Je me suis transformé en Roger de Vlaeminck il y a quelques années. Mais seulement une fois. Et il a bien aimé ça ! Mais les gens continuent à m’appeler Eddy. C’est comme ça. Je lui ressemble plus. Je suis lui.

Y a-t-il un nouveau Merckx dans le peloton actuel ?
Pfiou. Quand Merckx a arrêté, j’ai eu beaucoup d’autres favoris. D’abord Johan Museeuw, puis Tom Boonen et ensuite Jurgen van den Broeck. Maintenant il y aussi Oliver Naesen et Wout van Aert. Ils me plaisent bien. Je supporte uniquement les Belges d’ailleurs. Vous avez Ajax [club de football néerlandais, ndlr], et nous on a nos cyclistes stars. Mais un nouveau Eddy Merckx ? Sérieusement, je ne pense pas.

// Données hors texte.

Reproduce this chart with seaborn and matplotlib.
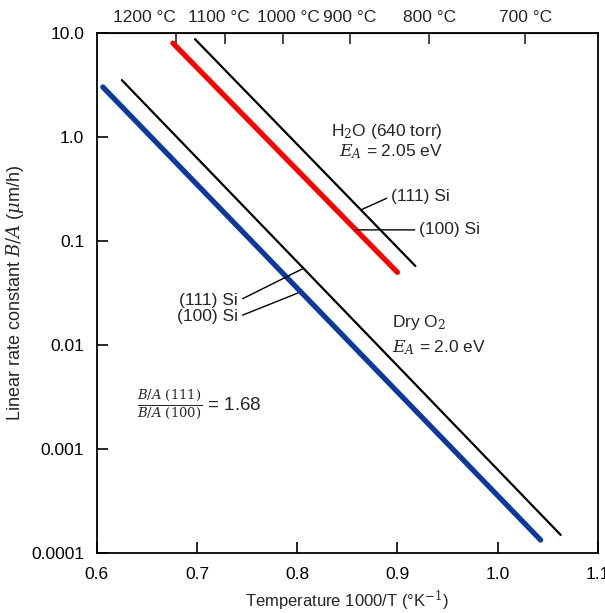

Il t’arrive encore d’être simplement Frans ?
Ma femme aimerait bien, ouais. Ce n’est pas possible tous les jours. Souvent, je suis Eddy Merckx. Les jours d’entrainement déjà. Ça fait beaucoup. Mais pendant les jours de repos, quand je travaille dans le jardin ou quand je fais le ménage, je suis Frans.